We eventually made it home 48 hours late - a fate much more favorable than many other travelers’ stories I’d heard who were in the same position as ourselves.

The point of all of this is to say, the “kingdoms” we were relying on not only could be shaken, but were actively shaking, and even crumbling.

It’s an uncomfortable position to find yourself in, but we’ve all been there.  We’ve all been through experiences in our lives - maybe even whole seasons of our lives - when we felt vulnerable to the shaking kingdoms around us.

And that brings me to the story we hear today from Jesus - that kingdom shaker we’re here to worship.

It wasn’t so much the fact that he was healing that troubled the leader of the synagogue; it was the fact that he was healing on the Sabbath.  There’s a way that we do these things.  You can heal the sick six days out of the week, but to heal on the Sabbath is against the rules.  And the rules are there to keep the kingdom from shaking - to protect the established order.  Rules don’t envision newer, more stable kingdoms, they’re only there for the kingdoms we already know.

James ole Lesaloi
James, the village elder and our host, was also something of a kingdom-shaker.

The established order - the social norms - of the Maasai culture, including the communities we visited, dictate that girls can be given in marriage so that her family might profit from the dowry that’s paid for her.  In the Maasai culture, the primary instrument of wealth is the cow.  And the going rate for a wife is 10 cows - valued at somewhere around $2,000.  Because girls are so valued, marriage can happen as early as 9 years old - and often to men as old as 50 years old.  In the dominant culture there, it’s fine to educate girls, but only as long as it doesn’t interfere with the men and their wishes, or families and their financial stability.

James saw this “kingdom” that stood around him, and imagined another way.  He’s come to see that if girls are older and more educated when they marry, the dowry they bring can still provide financial stability for their families, but beyond that, staying in school longer makes them more productive members of their communities.  They might even have more of a chance to become leaders.

The girls' rescue center at Sekenani Boarding School
So to accomplish this goal - educating girls and protecting them from early marriage - he’s led their community school into unprecedented growth: providing high quality education for children that has become the envy of every family.   They’ve even established a girls rescue center that, in addition to educating these at-risk girls, protects them from early marriage, or genital mutilation, or anything else that might keep them from becoming strong, educated, and productive members of their communities.

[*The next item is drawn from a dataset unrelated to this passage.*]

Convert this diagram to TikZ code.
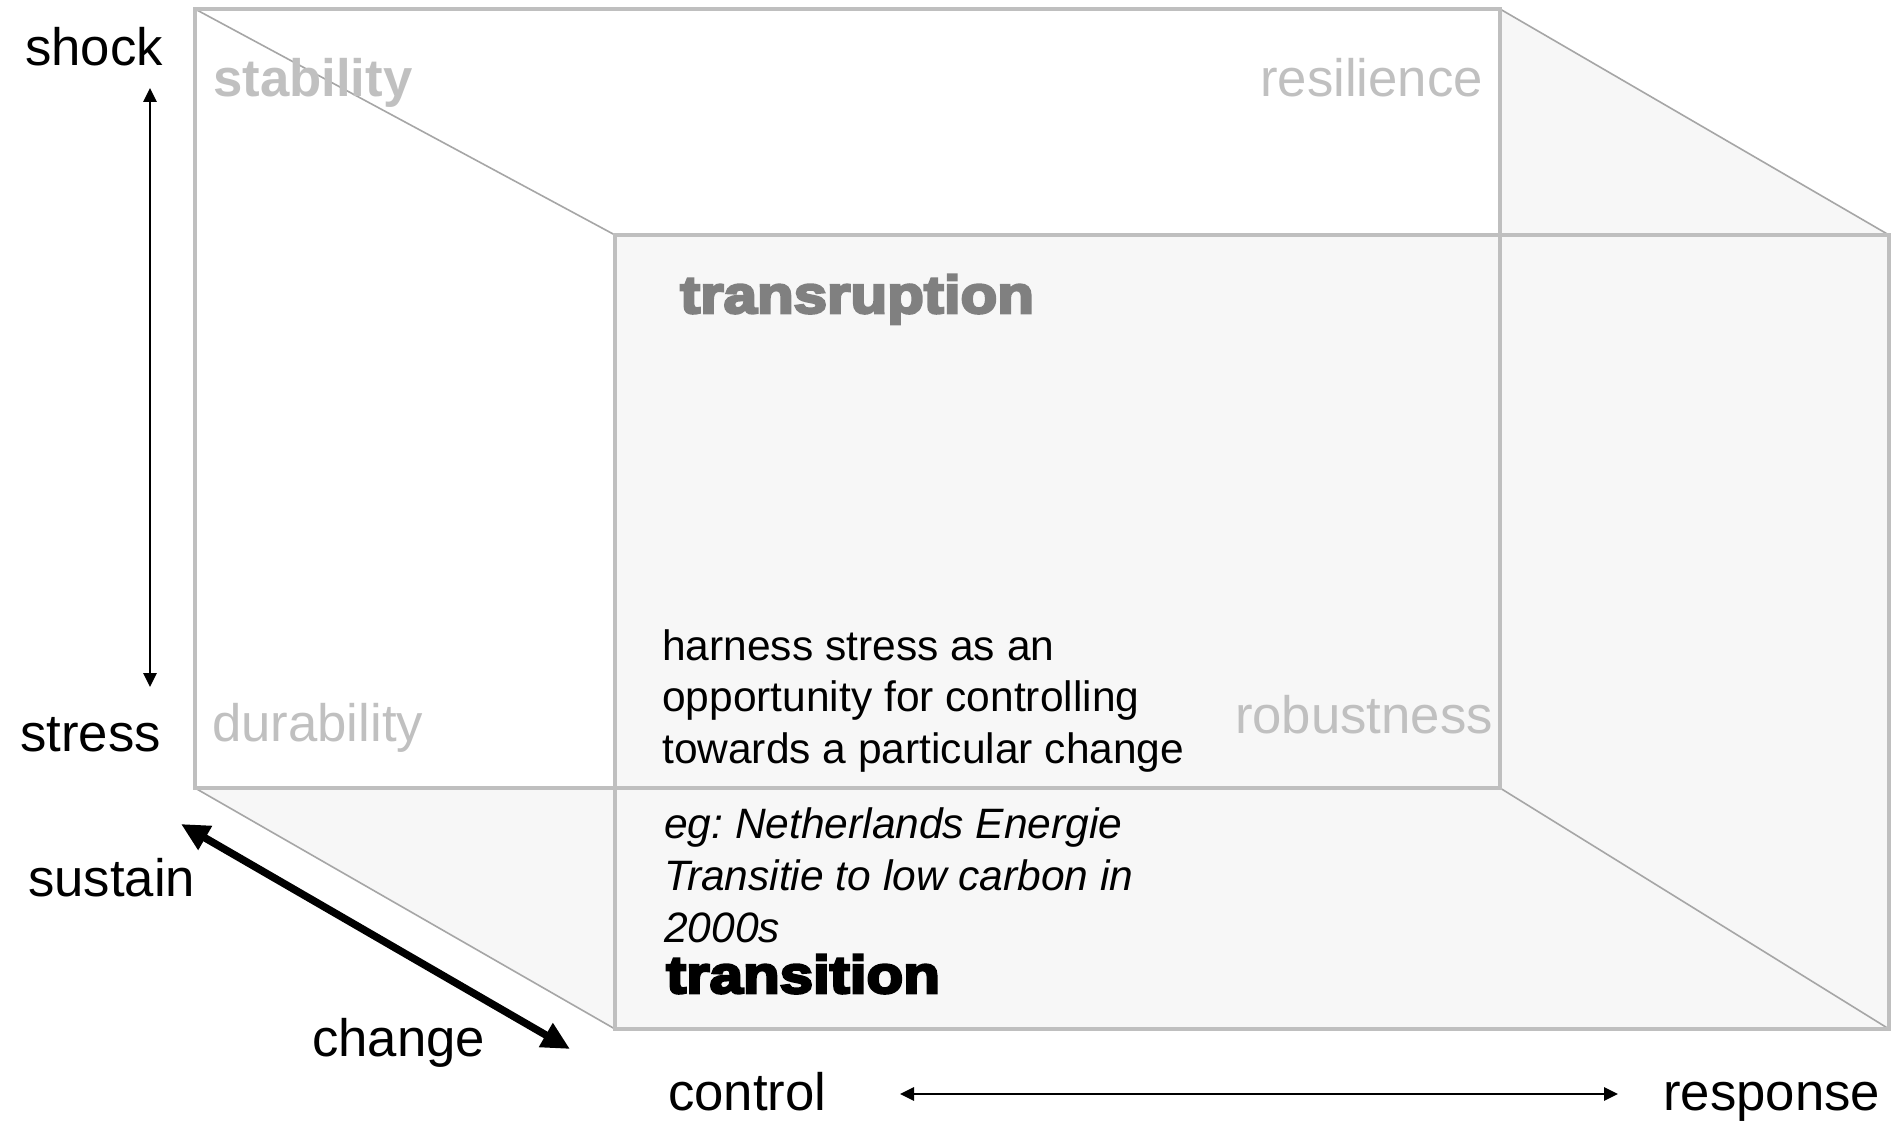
\documentclass[tikz,border=0pt]{standalone}
\usepackage{fontspec}
\setmainfont{Liberation Sans}
\newfontfamily\heavyfont{Liberation Sans Bold}[FakeBold=5,FakeStretch=1.14]
\usetikzlibrary{arrows.meta}
\definecolor{edgegray}{HTML}{BFBFBF}
\definecolor{diaggray}{HTML}{A6A6A6}
\definecolor{facegray}{HTML}{F7F7F7}
\definecolor{labelgray}{HTML}{C0C0C0}
\definecolor{midgray}{HTML}{808080}
\frenchspacing
\begin{document}
\begin{tikzpicture}[x=1pt,y=-1pt,
  axislabel/.style={inner sep=0pt, font=\fontsize{52.7}{63}\selectfont, text=black},
  cornerlabel/.style={inner sep=0pt, font=\fontsize{52.7}{63}\selectfont, text=labelgray},
  boldcorner/.style={inner sep=0pt, font=\fontsize{52.7}{63}\selectfont\bfseries, text=labelgray},
  heavylabel/.style={inner sep=0pt, font=\fontsize{52.7}{63}\heavyfont},
  bodytext/.style={inner sep=0pt, font=\fontsize{42.5}{51.5}\selectfont, align=left, text=black},
  face/.style={fill=facegray, draw=none},
  rimline/.style={draw=edgegray, line width=4pt},
  depthline/.style={draw=diaggray, line width=1.6pt},
  thinarrow/.style={draw=black, line width=2.8pt, {Triangle[length=14pt,width=13pt]}-{Triangle[length=14pt,width=13pt]}},
  thickarrow/.style={draw=black, line width=7.5pt, {Triangle[length=28pt,width=26pt]}-{Triangle[length=28pt,width=26pt]}}
]
\useasboundingbox (0,0) rectangle (1895,1121);
\fill[white] (0,0) rectangle (1895,1121);

% cube corners
\coordinate (B1) at (195,9);
\coordinate (B2) at (1500,9);
\coordinate (B3) at (1500,788);
\coordinate (B4) at (195,788);
\coordinate (F1) at (615,235);
\coordinate (F2) at (1889,235);
\coordinate (F3) at (1889,1029);
\coordinate (F4) at (615,1029);

% faces
\path[face] (B2) -- (F2) -- (F3) -- (B3) -- cycle;
\path[face] (B4) -- (B3) -- (F3) -- (F4) -- cycle;
\path[face] (F1) rectangle (F3);

% depth edges
\draw[depthline] (B1) -- (F1);
\draw[depthline] (B2) -- (F2);
\draw[depthline] (B3) -- (F3);
\draw[depthline] (B4) -- (F4);

% back and front rectangles
\draw[rimline] (B1) rectangle (B3);
\draw[rimline] (F1) rectangle (F3);

% corner labels
\node[boldcorner, anchor=base west] (stab) at (213,97) {stability};
\node[cornerlabel, anchor=base east] (resil) at (1483,97) {resilience};
\node[cornerlabel, anchor=base west] (dura) at (212,741) {durability};
\node[cornerlabel, anchor=base east] (robu) at (1493,733) {robustness};
\node[heavylabel, text=midgray, anchor=base west] (transr) at (680,313) {transruption};
\node[heavylabel, text=black, anchor=base west] (transi) at (666,993) {transition};

% body texts
\node[bodytext, anchor=north west] (harness) at (662,629) {harness stress as an\\opportunity for controlling\\towards a particular change};
\node[bodytext, anchor=north west, font=\fontsize{42.5}{52}\selectfont\itshape] (eg) at (664,807) {eg: Netherlands Energie\\Transitie to low carbon in\\2000s};

% axis labels
\node[axislabel, anchor=base east] (shock) at (163,66) {shock};
\node[axislabel, anchor=base east] (stress) at (161,751) {stress};
\node[axislabel, anchor=base west] (sustain) at (28,896) {sustain};
\node[axislabel, anchor=base west] (change) at (312,1056) {change};
\node[axislabel, anchor=base west] (control) at (668,1110) {control};
\node[axislabel, anchor=base west] (response) at (1663,1110) {response};

% arrows
\coordinate (vtop) at (150,88);
\coordinate (vbot) at (150,687);
\coordinate (dtl) at (181,824);
\coordinate (dbr) at (570,1049);
\coordinate (hl) at (900,1094);
\coordinate (hr) at (1618,1094);
\draw[thinarrow] (vtop) -- (vbot);
\draw[thickarrow] (dtl) -- (dbr);
\draw[thinarrow] (hl) -- (hr);
\end{tikzpicture}
\end{document}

He’s shaking his culture.  But only to make it more stable.

That’s the kingdom of God being built.  It takes some shaking.  But it’s being shaken up to settle down into an unshakably strong community.

One of those quasi-theological questions that you’ll sometimes hear is, “Can God create a rock so heavy that even God couldn’t shake it?”  I think the answer is YES.  The kingdom of God is that rock - that “kingdom that cannot be shaken”.  And God is creating it right now: in the work of Jesus shaking things up around him; in the work of James shaking things up around him; and even in our own work, when we are brave enough to shake things up around us.  It’s only then that the rubble can settle in to something unshakable.

The shaking can be a little unnerving, but it’s how God builds that unshakable kingdom for which we give thanks.  Amen.

Comments

Well done, Jon. You make me proud.

Now, go thou and do likewise.
Ana said…
Thanks for lifting up the people and work of educating girls.